Laboratory analysis of currants taken from four German grocery chains contained “cocktails of up to nine different pesticides,” Greenpeace said from Hamburg.
In a similar study in 2006 only three pesticides were found per sample.
While the amount of pesticide did not in some cases exceed amounts allowed by agricultural regulations, Greenpeace said the number of different chemicals combined to create a problem.
“The sum does it,” a spokesperson said.
Some of the chemicals act as carcinogens, nerve poison or damage reproductive and hormone cycles, the organisation said, encouraging Germany to better protect its consumers with new regulations to cap the number of pesticides allowed to be used on produce.
The environmentalist Green party agreed.
“We request the federal government to institute a national action programme for pesticide reduction with clear goals and steps,” the party's spokesperson for nutrition policy Ulrike Höfken said. “For testing we need collective high values and standards of toxicological measurements for how they interact.”
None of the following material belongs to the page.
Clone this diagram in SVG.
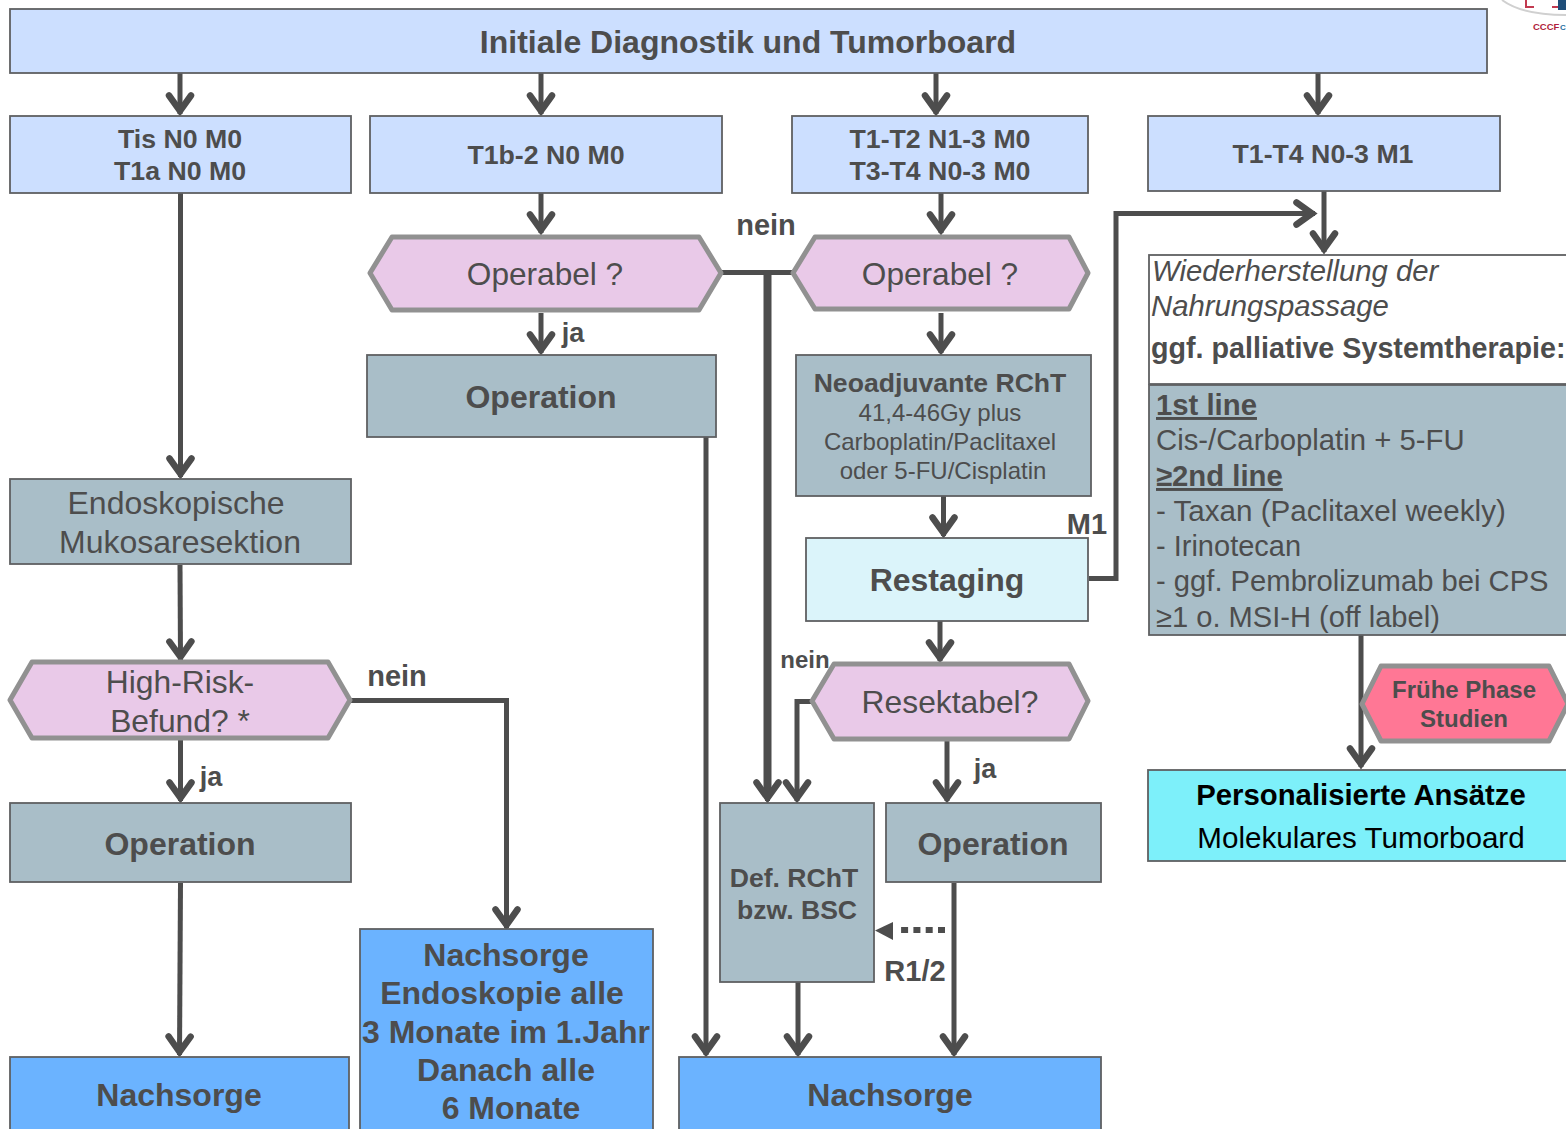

But those who buy organic products have nothing to worry about, the organic currants were “residue-free,” Greenpeace said.
The organisation tested 31 samples of both currants and raspberries from several German cities in early July. All 13 conventionally grown currant samples came from German farms, mainly in the state of Baden-Württemberg. Meanwhile the raspberries had traces of only two pesticides on average at levels below the legal limit.